Understanding and Modeling the Mysterious Dropout of Radiation Belt Electrons

Speaker Name/Affiliation
Weichao Tu / West Virginia University
Location Other (Room)
LASP – Space Science Building, SPSC-W120
Event Details & Abstracts

Abstract: The discovery of Earth’s Van Allen radiation belts in 1958 revealed the hazardous radiative environment for spacecraft operating within. Understanding, modeling, and eventually predicting the dynamics of energetic electrons in the radiation belts have long been targets that space physicists have pursued. Since the launch of NASA Van Allen Probes in 2012, significant progress has been achieved in understanding the strong enhancement of relativistic electrons in the radiation belt.
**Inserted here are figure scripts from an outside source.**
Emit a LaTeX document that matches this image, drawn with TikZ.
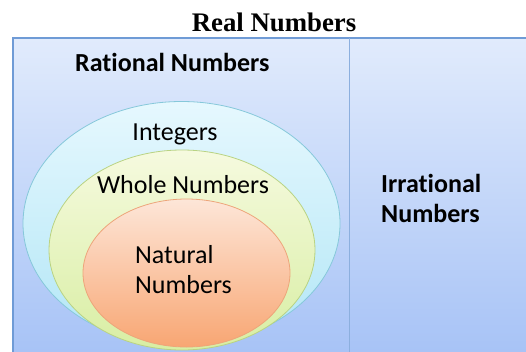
\documentclass[tikz,border=0pt]{standalone}
\usepackage{fontspec}
\setmainfont{Liberation Serif}
\newfontfamily\carlitofont[Ligatures=NoCommon]{Carlito}
\definecolor{panelTop}{HTML}{E1EBFC}
\definecolor{panelBot}{HTML}{A6C2F6}
\definecolor{frameC}{HTML}{6F9BD6}
\definecolor{intTop}{HTML}{E6F8FE}
\definecolor{intBot}{HTML}{B2E6F6}
\definecolor{intLine}{HTML}{86C8DA}
\definecolor{wholeTop}{HTML}{F6FADF}
\definecolor{wholeBot}{HTML}{D8EEA3}
\definecolor{wholeLine}{HTML}{B9D383}
\definecolor{natTop}{HTML}{FDE6D8}
\definecolor{natBot}{HTML}{F8A673}
\definecolor{natLine}{HTML}{EDA57A}
\begin{document}
\begin{tikzpicture}[x=1pt,y=-1pt,
  lbl/.style={font=\carlitofont\fontsize{26}{30}\selectfont, inner sep=0pt, align=left},
  blbl/.style={font=\carlitofont\bfseries\fontsize{26}{30}\selectfont, inner sep=0pt, align=left}]
\useasboundingbox (0,0) rectangle (526,351);
\clip (0,0) rectangle (526,351);
\node[font=\bfseries\fontsize{26.8}{30}\selectfont, inner sep=0pt] (title) at (274,22) {Real Numbers};
\shade[top color=panelTop, bottom color=panelBot] (13,38) rectangle (540,360);
\draw[frameC, line width=1.2pt] (540,38) -- (13,38) -- (13,360);
\draw[frameC!80, line width=1.2pt] (349.5,38) -- (349.5,360);
\node[blbl, anchor=west] (rat) at (75,62) {Rational Numbers};
\shade[top color=intTop, bottom color=intBot, draw=intLine, line width=0.8pt] (181.5,223.5) ellipse [x radius=158.5, y radius=122];
\shade[top color=wholeTop, bottom color=wholeBot, draw=wholeLine, line width=0.8pt] (182,250) ellipse [x radius=133, y radius=100];
\shade[top color=natTop, bottom color=natBot, draw=natLine, line width=0.8pt] (186.5,273) ellipse [x radius=103.5, y radius=74];
\node[lbl] (int) at (175,134) {Integers};
\node[lbl] (whole) at (183,185) {Whole Numbers};
\node[lbl, anchor=west] (nat) at (135,270) {Natural\\Numbers};
\node[blbl, anchor=west] (irr) at (381,198) {Irrational\\Numbers};
\end{tikzpicture}
\end{document}
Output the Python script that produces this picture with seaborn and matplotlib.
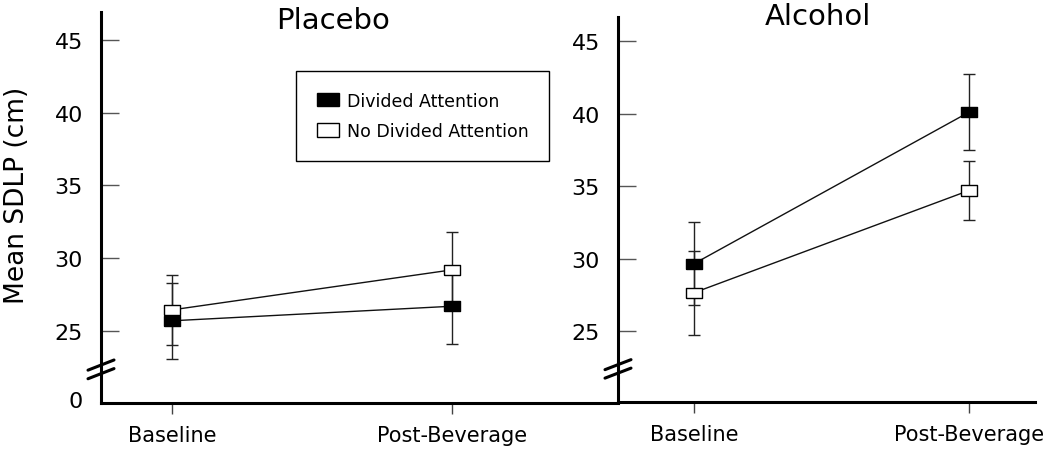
import numpy as np
import pandas as pd
import matplotlib.pyplot as plt
import seaborn as sns
from matplotlib.patches import Patch

sns.set_style("ticks")
plt.rcParams['font.family'] = ['DejaVu Sans']
plt.rcParams['text.color'] = 'black'
plt.rcParams['xtick.labelcolor'] = 'black'
plt.rcParams['ytick.labelcolor'] = 'black'

# values
times = ["Baseline", "Post-Beverage"]
conditions = ["Divided Attention", "No Divided Attention"]
placebo_mean = {"Divided Attention": [25.7, 26.7], "No Divided Attention": [26.45, 29.2]}
placebo_err = {"Divided Attention": [2.6, 2.6], "No Divided Attention": [2.4, 2.6]}
alcohol_mean = {"Divided Attention": [29.65, 40.1], "No Divided Attention": [27.65, 34.7]}
alcohol_err = {"Divided Attention": [2.85, 2.6], "No Divided Attention": [2.9, 2.05]}
yticks = [25, 30, 35, 40, 45]

rows = []
for panel, m, e in [("Placebo", placebo_mean, placebo_err), ("Alcohol", alcohol_mean, alcohol_err)]:
    for c in conditions:
        for i, t in enumerate(times):
            rows.append({"panel": panel, "condition": c, "time": t, "x": i,
                         "mean": m[c][i], "err": e[c][i]})
df = pd.DataFrame(rows)

fill = {"Divided Attention": "black", "No Divided Attention": "white"}
rect = [(-1, -0.68), (1, -0.68), (1, 0.68), (-1, 0.68), (-1, -0.68)]

fig = plt.figure(figsize=(10.5, 4.56), dpi=100)
ax1 = fig.add_axes([101/1050, 52/456, 517/1050, 391/456])
ax2 = fig.add_axes([618/1050, 53/456, 417/1050, 385/456])

setups = [(ax1, "Placebo", (-0.254, 1.593), (20.05, 46.92)),
          (ax2, "Alcohol", (-0.276, 1.24), (20.12, 46.66))]

for ax, panel, xl, yl in setups:
    sub = df[df.panel == panel]
    sns.lineplot(data=sub, x="x", y="mean", hue="condition",
                 palette={c: "#111111" for c in conditions}, linewidth=1,
                 errorbar=None, legend=False, ax=ax, zorder=2)
    for c in conditions:
        s = sub[sub.condition == c]
        ax.errorbar(s["x"], s["mean"], yerr=s["err"], fmt="none", ecolor="#222222",
                    elinewidth=1, capsize=4.5, capthick=1, zorder=1)
    sns.scatterplot(data=sub, x="x", y="mean", hue="condition", palette=fill,
                    marker=rect, s=120, edgecolor="black", linewidth=1,
                    legend=False, ax=ax, zorder=3)
    ax.set_xlim(*xl)
    ax.set_ylim(*yl)
    ax.set_xticks([0, 1])
    ax.set_xticklabels(times, fontsize=15)
    ax.tick_params(axis="x", direction="out", length=8, width=1, color="#444444", pad=8)
    ax.set_xlabel("")
    ax.set_ylabel("")
    for sp in ["top", "right"]:
        ax.spines[sp].set_visible(False)
    for sp in ["left", "bottom"]:
        ax.spines[sp].set_linewidth(2.2)
        ax.spines[sp].set_color("black")
    # axis break marks
    w = 13 / ax.bbox.width
    for dy in (0, 0.022):
        ax.plot([-w, w], [0.062 + dy, 0.088 + dy], transform=ax.transAxes,
                color="black", lw=2.2, clip_on=False, zorder=5)

zero_pos = 20.33
ax1.set_yticks([zero_pos] + yticks)
ax1.set_yticklabels(["0"] + [str(v) for v in yticks], fontsize=16)
ax1.yaxis.get_major_ticks()[0].tick1line.set_visible(False)
ax2.set_yticks(yticks)
ax2.set_yticklabels([str(v) for v in yticks], fontsize=16)
for ax in (ax1, ax2):
    ax.tick_params(axis="y", direction="in", length=13, width=1, color="#555555", pad=13)

fig.text(17/1050, 1 - 195/456, "Mean SDLP (cm)", rotation=90, fontsize=19,
         ha="center", va="center")
fig.text(333/1050, 1 - 21/456, "Placebo", fontsize=21, ha="center", va="center")
fig.text(818/1050, 1 - 17/456, "Alcohol", fontsize=21, ha="center", va="center")

handles = [Patch(facecolor=fill[c], edgecolor="black", linewidth=1, label=c) for c in conditions]
leg = ax1.legend(handles=handles, loc="upper left", bbox_to_anchor=(296/1050, 1 - 72/456),
                 bbox_transform=fig.transFigure, borderaxespad=0, fontsize=12.5,
                 frameon=True, fancybox=False, framealpha=1, edgecolor="black",
                 borderpad=1.2, labelspacing=0.7, handlelength=1.26, handleheight=0.8,
                 handletextpad=0.46)
leg.get_frame().set_linewidth(1)

fig.savefig("out.png", dpi=100)
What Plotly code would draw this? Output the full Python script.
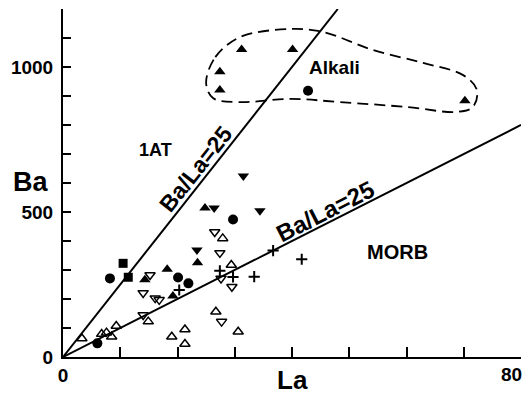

However, the fast radiation belt dropout remains unsolved, in which electron fluxes are observed to drop by orders of magnitudes in a few hours. Where do the electrons go during the dropout? This is one of the most important outstanding questions in radiation belt studies. In this talk, I will first briefly review the physical loss processes of energetic electrons that could be responsible for the fast radiation belt dropout. Then I will discuss our recent studies in modeling the loss of energetic electrons during the observed radiation belt dropout, either by transport across the magnetopause into interplanetary space or by precipitation into the atmosphere. Finally, I will discuss the future challenges and opportunities in understanding and modeling the mysterious dropout of radiation belt electrons.